- SUPPLIED RECORDS
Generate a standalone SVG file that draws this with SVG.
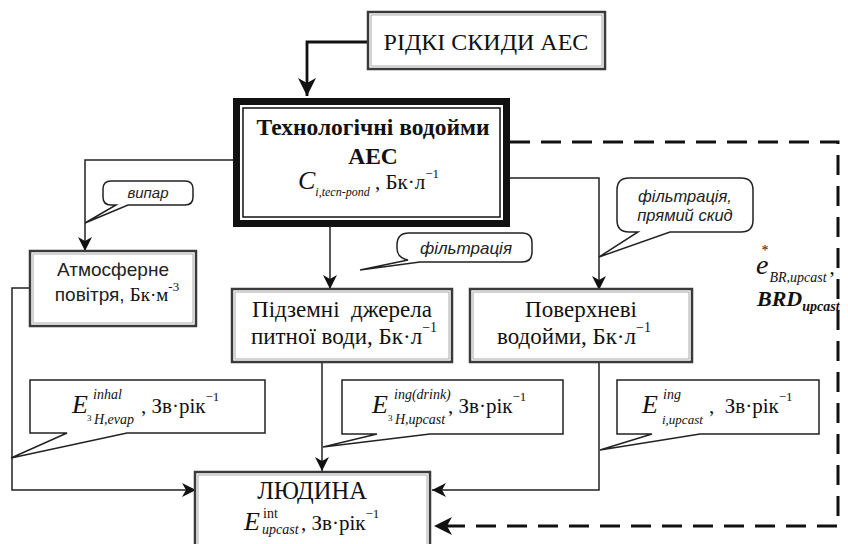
<svg xmlns="http://www.w3.org/2000/svg" width="848" height="544" viewBox="0 0 848 544">
<style>
.bg{fill:#fff}
.box{fill:#fff;stroke:#3a3a3a;stroke-width:2.5}
.inner{fill:none;stroke:#aaa;stroke-width:1}
.conn{fill:none;stroke:#222;stroke-width:1.5}
.thick{fill:none;stroke:#111;stroke-width:2.8}
.dash{fill:none;stroke:#111;stroke-width:3;stroke-dasharray:20 11}
.bub{fill:#fff;stroke:#222;stroke-width:1.5}
.serif{font-family:"Liberation Serif","Times New Roman",serif;fill:#111}
.sans{font-family:"Liberation Sans",Arial,sans-serif;fill:#222}
.it{font-style:italic}
.b{font-weight:bold}
</style>
<defs>
<marker id="ah" markerUnits="userSpaceOnUse" markerWidth="16" markerHeight="14" refX="14" refY="7" orient="auto">
<path d="M0,0 L14,7 L0,14 L4,7 Z" fill="#111"/>
</marker>
<marker id="ahb" markerUnits="userSpaceOnUse" markerWidth="20" markerHeight="18" refX="18" refY="9" orient="auto">
<path d="M0,0 L18,9 L0,18 L5,9 Z" fill="#111"/>
</marker>
</defs>
<rect class="bg" x="0" y="0" width="848" height="544"/>

<g id="connectors">
<path class="thick" d="M368,42 H307 V96" marker-end="url(#ahb)"/>
<path class="conn" d="M233,160 H85 V251" marker-end="url(#ah)"/>
<path class="conn" d="M330,227 V289" marker-end="url(#ah)"/>
<path class="conn" d="M510,178 H599 V290" marker-end="url(#ah)"/>
<path class="dash" d="M510,142 H838 V526 H434" marker-end="url(#ahb)"/>
<path class="conn" d="M30,288 H12 V490 H196" marker-end="url(#ah)"/>
<path class="conn" d="M322,362 V471" marker-end="url(#ah)"/>
<path class="conn" d="M599,362 V490 H432" marker-end="url(#ah)"/>
</g>

<g id="ridki">
<rect class="box" x="368" y="12" width="237" height="57"/>
<rect class="inner" x="371" y="15" width="231" height="51"/>
<text class="serif" x="486" y="50" font-size="24" text-anchor="middle">РІДКІ СКИДИ АЕС</text>
</g>

<g id="tech">
<rect x="236.5" y="101.5" width="270" height="122" fill="#fff" stroke="#111" stroke-width="7"/>
<rect x="243" y="108" width="257" height="109" fill="none" stroke="#111" stroke-width="1.5"/>
<text class="serif b" x="373" y="135" font-size="23.5" text-anchor="middle">Технологічні водойми</text>
<text class="serif b" x="373" y="164" font-size="23.5" text-anchor="middle">АЕС</text>
<text class="serif" x="298" y="189" font-size="21"><tspan class="it" font-size="26">C</tspan><tspan class="it" font-size="12" dy="7">i,tecn-pond</tspan><tspan dy="-7"> , Бк·л</tspan><tspan font-size="13" dy="-11">−1</tspan></text>
</g>

<g id="vypar">
<path class="bub" d="M111,181 H185 Q193,181 193,189 V197 Q193,205 185,205 H128 L85,223 L116,205 H111 Q103,205 103,197 V189 Q103,181 111,181 Z"/>
<text class="sans it" x="148" y="198" font-size="15" text-anchor="middle">випар</text>
</g>

<g id="atm">
<rect class="box" x="30" y="251" width="166" height="75"/>
<rect class="inner" x="33" y="254" width="160" height="69"/>
<text class="sans" x="113" y="276" font-size="19" text-anchor="middle">Атмосферне</text>
<text x="117" y="301" font-size="19" text-anchor="middle"><tspan class="sans">повітря, </tspan><tspan class="serif">Бк·м</tspan><tspan class="serif" font-size="13" dy="-10">-3</tspan></text>
</g>

<g id="filtr">
<path class="bub" d="M409,233 H522 Q532,233 532,243 V252 Q532,262 522,262 H420 L360,270 L408,260 Q397,258 397,248 V245 Q397,233 409,233 Z"/>
<text class="sans it" x="466" y="254" font-size="17" text-anchor="middle">фільтрація</text>
</g>

<g id="filtr2">
<path class="bub" d="M629,178 H741 Q753,178 753,190 V220 Q753,232 741,232 H670 L599,257 L638,232 H629 Q617,232 617,220 V190 Q617,178 629,178 Z"/>
<text class="sans it" x="685" y="202" font-size="16.5" text-anchor="middle">фільтрація,</text>
<text class="sans it" x="685" y="221" font-size="16.5" text-anchor="middle">прямий скид</text>
</g>

<g id="pidzemni">
<rect class="box" x="232" y="289" width="220" height="73"/>
<rect class="inner" x="235" y="292" width="214" height="67"/>
<text class="serif" x="342" y="317" font-size="23" text-anchor="middle" xml:space="preserve">Підземні  джерела</text>
<text class="serif" x="344" y="344" font-size="23" text-anchor="middle">питної води, Бк·л<tspan font-size="14" dy="-12">−1</tspan></text>
</g>

<g id="poverkhnevi">
<rect class="box" x="470" y="289" width="222" height="73"/>
<rect class="inner" x="473" y="292" width="216" height="67"/>
<text class="serif" x="581" y="317" font-size="23" text-anchor="middle">Поверхневі</text>
<text class="serif" x="574" y="344" font-size="23" text-anchor="middle">водойми, Бк·л<tspan font-size="14" dy="-12">−1</tspan></text>
</g>

<g id="e-inhal">
<path class="bub" d="M30,380 H265 V433 H127 L11,458 L67,433 H30 Z"/>
<text class="serif it" x="72" y="413" font-size="26">E</text>
<text class="serif it" x="93" y="399" font-size="14">inhal</text>
<text class="serif" x="87" y="421" font-size="9">3</text>
<text class="serif it" x="94" y="424" font-size="14">H,evap</text>
<text class="serif" x="141" y="413" font-size="21">, Зв·рік<tspan font-size="13" dy="-12">−1</tspan></text>
</g>

<g id="e-ing-drink">
<path class="bub" d="M342,380 H563 V434 H430 L323,447 L377,434 H342 Z"/>
<text class="serif it" x="372" y="413" font-size="26">E</text>
<text class="serif it" x="394" y="399" font-size="14">ing(drink)</text>
<text class="serif" x="388" y="421" font-size="9">3</text>
<text class="serif it" x="395" y="424" font-size="14">H,upcast</text>
<text class="serif" x="448" y="413" font-size="21">, Зв·рік<tspan font-size="13" dy="-12">−1</tspan></text>
</g>

<g id="e-ing">
<path class="bub" d="M617,380 H819 V434 H700 L600,450 L652,434 H617 Z"/>
<text class="serif it" x="642" y="413" font-size="26">E</text>
<text class="serif it" x="663" y="399" font-size="14">ing</text>
<text class="serif it" x="662" y="424" font-size="13">i,upcast</text>
<text class="serif" x="709" y="413" font-size="21" xml:space="preserve">,  Зв·рік<tspan font-size="13" dy="-12">−1</tspan></text>
</g>

<g id="ludyna">
<rect class="box" x="195" y="472" width="235" height="100"/>
<rect class="inner" x="198" y="475" width="229" height="94"/>
<text class="serif" x="312" y="499" font-size="24.5" text-anchor="middle">ЛЮДИНА</text>
<text class="serif it" x="244" y="530" font-size="26">E</text>
<text class="serif" x="263" y="518" font-size="14">int</text>
<text class="serif it" x="262" y="534" font-size="14">upcast</text>
<text class="serif" x="301" y="530" font-size="21">, Зв·рік<tspan font-size="13" dy="-12">−1</tspan></text>
</g>

<g id="brd">
<text class="serif" x="756" y="274" font-size="28"><tspan class="it">e</tspan><tspan font-size="14" dx="-7" dy="-19">*</tspan><tspan class="it" font-size="14" dx="1" dy="27">BR,upcast</tspan><tspan font-size="21" dx="3" dy="-8">,</tspan></text>
<text class="serif it b" x="757" y="306" font-size="22">BRD<tspan font-size="14" dy="5">upcast</tspan></text>
</g>
</svg>
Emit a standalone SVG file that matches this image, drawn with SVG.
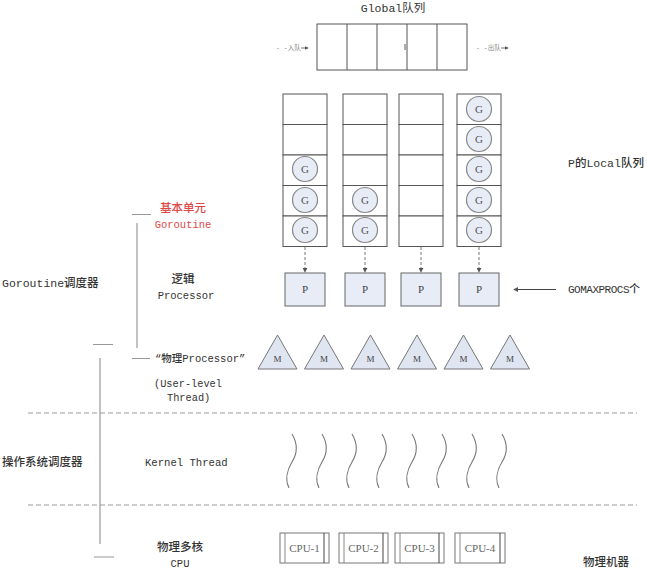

- WRITTEN TASK
Transcribe the listing in full. Omit the pictures and keep every line exact.

- OUTPUT FOR THIS EXERCISE
Generate a standalone SVG file that draws this with SVG.
<svg xmlns="http://www.w3.org/2000/svg" width="848" height="544" viewBox="0 0 848 544">
<style>
.bg{fill:#fff}
.box{fill:#fff;stroke:#3a3a3a;stroke-width:2.5}
.inner{fill:none;stroke:#aaa;stroke-width:1}
.conn{fill:none;stroke:#222;stroke-width:1.5}
.thick{fill:none;stroke:#111;stroke-width:2.8}
.dash{fill:none;stroke:#111;stroke-width:3;stroke-dasharray:20 11}
.bub{fill:#fff;stroke:#222;stroke-width:1.5}
.serif{font-family:"Liberation Serif","Times New Roman",serif;fill:#111}
.sans{font-family:"Liberation Sans",Arial,sans-serif;fill:#222}
.it{font-style:italic}
.b{font-weight:bold}
</style>
<defs>
<marker id="ah" markerUnits="userSpaceOnUse" markerWidth="16" markerHeight="14" refX="14" refY="7" orient="auto">
<path d="M0,0 L14,7 L0,14 L4,7 Z" fill="#111"/>
</marker>
<marker id="ahb" markerUnits="userSpaceOnUse" markerWidth="20" markerHeight="18" refX="18" refY="9" orient="auto">
<path d="M0,0 L18,9 L0,18 L5,9 Z" fill="#111"/>
</marker>
</defs>
<rect class="bg" x="0" y="0" width="848" height="544"/>

<g id="connectors">
<path class="thick" d="M368,42 H307 V96" marker-end="url(#ahb)"/>
<path class="conn" d="M233,160 H85 V251" marker-end="url(#ah)"/>
<path class="conn" d="M330,227 V289" marker-end="url(#ah)"/>
<path class="conn" d="M510,178 H599 V290" marker-end="url(#ah)"/>
<path class="dash" d="M510,142 H838 V526 H434" marker-end="url(#ahb)"/>
<path class="conn" d="M30,288 H12 V490 H196" marker-end="url(#ah)"/>
<path class="conn" d="M322,362 V471" marker-end="url(#ah)"/>
<path class="conn" d="M599,362 V490 H432" marker-end="url(#ah)"/>
</g>

<g id="ridki">
<rect class="box" x="368" y="12" width="237" height="57"/>
<rect class="inner" x="371" y="15" width="231" height="51"/>
<text class="serif" x="486" y="50" font-size="24" text-anchor="middle">РІДКІ СКИДИ АЕС</text>
</g>

<g id="tech">
<rect x="236.5" y="101.5" width="270" height="122" fill="#fff" stroke="#111" stroke-width="7"/>
<rect x="243" y="108" width="257" height="109" fill="none" stroke="#111" stroke-width="1.5"/>
<text class="serif b" x="373" y="135" font-size="23.5" text-anchor="middle">Технологічні водойми</text>
<text class="serif b" x="373" y="164" font-size="23.5" text-anchor="middle">АЕС</text>
<text class="serif" x="298" y="189" font-size="21"><tspan class="it" font-size="26">C</tspan><tspan class="it" font-size="12" dy="7">i,tecn-pond</tspan><tspan dy="-7"> , Бк·л</tspan><tspan font-size="13" dy="-11">−1</tspan></text>
</g>

<g id="vypar">
<path class="bub" d="M111,181 H185 Q193,181 193,189 V197 Q193,205 185,205 H128 L85,223 L116,205 H111 Q103,205 103,197 V189 Q103,181 111,181 Z"/>
<text class="sans it" x="148" y="198" font-size="15" text-anchor="middle">випар</text>
</g>

<g id="atm">
<rect class="box" x="30" y="251" width="166" height="75"/>
<rect class="inner" x="33" y="254" width="160" height="69"/>
<text class="sans" x="113" y="276" font-size="19" text-anchor="middle">Атмосферне</text>
<text x="117" y="301" font-size="19" text-anchor="middle"><tspan class="sans">повітря, </tspan><tspan class="serif">Бк·м</tspan><tspan class="serif" font-size="13" dy="-10">-3</tspan></text>
</g>

<g id="filtr">
<path class="bub" d="M409,233 H522 Q532,233 532,243 V252 Q532,262 522,262 H420 L360,270 L408,260 Q397,258 397,248 V245 Q397,233 409,233 Z"/>
<text class="sans it" x="466" y="254" font-size="17" text-anchor="middle">фільтрація</text>
</g>

<g id="filtr2">
<path class="bub" d="M629,178 H741 Q753,178 753,190 V220 Q753,232 741,232 H670 L599,257 L638,232 H629 Q617,232 617,220 V190 Q617,178 629,178 Z"/>
<text class="sans it" x="685" y="202" font-size="16.5" text-anchor="middle">фільтрація,</text>
<text class="sans it" x="685" y="221" font-size="16.5" text-anchor="middle">прямий скид</text>
</g>

<g id="pidzemni">
<rect class="box" x="232" y="289" width="220" height="73"/>
<rect class="inner" x="235" y="292" width="214" height="67"/>
<text class="serif" x="342" y="317" font-size="23" text-anchor="middle" xml:space="preserve">Підземні  джерела</text>
<text class="serif" x="344" y="344" font-size="23" text-anchor="middle">питної води, Бк·л<tspan font-size="14" dy="-12">−1</tspan></text>
</g>

<g id="poverkhnevi">
<rect class="box" x="470" y="289" width="222" height="73"/>
<rect class="inner" x="473" y="292" width="216" height="67"/>
<text class="serif" x="581" y="317" font-size="23" text-anchor="middle">Поверхневі</text>
<text class="serif" x="574" y="344" font-size="23" text-anchor="middle">водойми, Бк·л<tspan font-size="14" dy="-12">−1</tspan></text>
</g>

<g id="e-inhal">
<path class="bub" d="M30,380 H265 V433 H127 L11,458 L67,433 H30 Z"/>
<text class="serif it" x="72" y="413" font-size="26">E</text>
<text class="serif it" x="93" y="399" font-size="14">inhal</text>
<text class="serif" x="87" y="421" font-size="9">3</text>
<text class="serif it" x="94" y="424" font-size="14">H,evap</text>
<text class="serif" x="141" y="413" font-size="21">, Зв·рік<tspan font-size="13" dy="-12">−1</tspan></text>
</g>

<g id="e-ing-drink">
<path class="bub" d="M342,380 H563 V434 H430 L323,447 L377,434 H342 Z"/>
<text class="serif it" x="372" y="413" font-size="26">E</text>
<text class="serif it" x="394" y="399" font-size="14">ing(drink)</text>
<text class="serif" x="388" y="421" font-size="9">3</text>
<text class="serif it" x="395" y="424" font-size="14">H,upcast</text>
<text class="serif" x="448" y="413" font-size="21">, Зв·рік<tspan font-size="13" dy="-12">−1</tspan></text>
</g>

<g id="e-ing">
<path class="bub" d="M617,380 H819 V434 H700 L600,450 L652,434 H617 Z"/>
<text class="serif it" x="642" y="413" font-size="26">E</text>
<text class="serif it" x="663" y="399" font-size="14">ing</text>
<text class="serif it" x="662" y="424" font-size="13">i,upcast</text>
<text class="serif" x="709" y="413" font-size="21" xml:space="preserve">,  Зв·рік<tspan font-size="13" dy="-12">−1</tspan></text>
</g>

<g id="ludyna">
<rect class="box" x="195" y="472" width="235" height="100"/>
<rect class="inner" x="198" y="475" width="229" height="94"/>
<text class="serif" x="312" y="499" font-size="24.5" text-anchor="middle">ЛЮДИНА</text>
<text class="serif it" x="244" y="530" font-size="26">E</text>
<text class="serif" x="263" y="518" font-size="14">int</text>
<text class="serif it" x="262" y="534" font-size="14">upcast</text>
<text class="serif" x="301" y="530" font-size="21">, Зв·рік<tspan font-size="13" dy="-12">−1</tspan></text>
</g>

<g id="brd">
<text class="serif" x="756" y="274" font-size="28"><tspan class="it">e</tspan><tspan font-size="14" dx="-7" dy="-19">*</tspan><tspan class="it" font-size="14" dx="1" dy="27">BR,upcast</tspan><tspan font-size="21" dx="3" dy="-8">,</tspan></text>
<text class="serif it b" x="757" y="306" font-size="22">BRD<tspan font-size="14" dy="5">upcast</tspan></text>
</g>
</svg>
Emit a standalone SVG file that matches this image, drawn with SVG.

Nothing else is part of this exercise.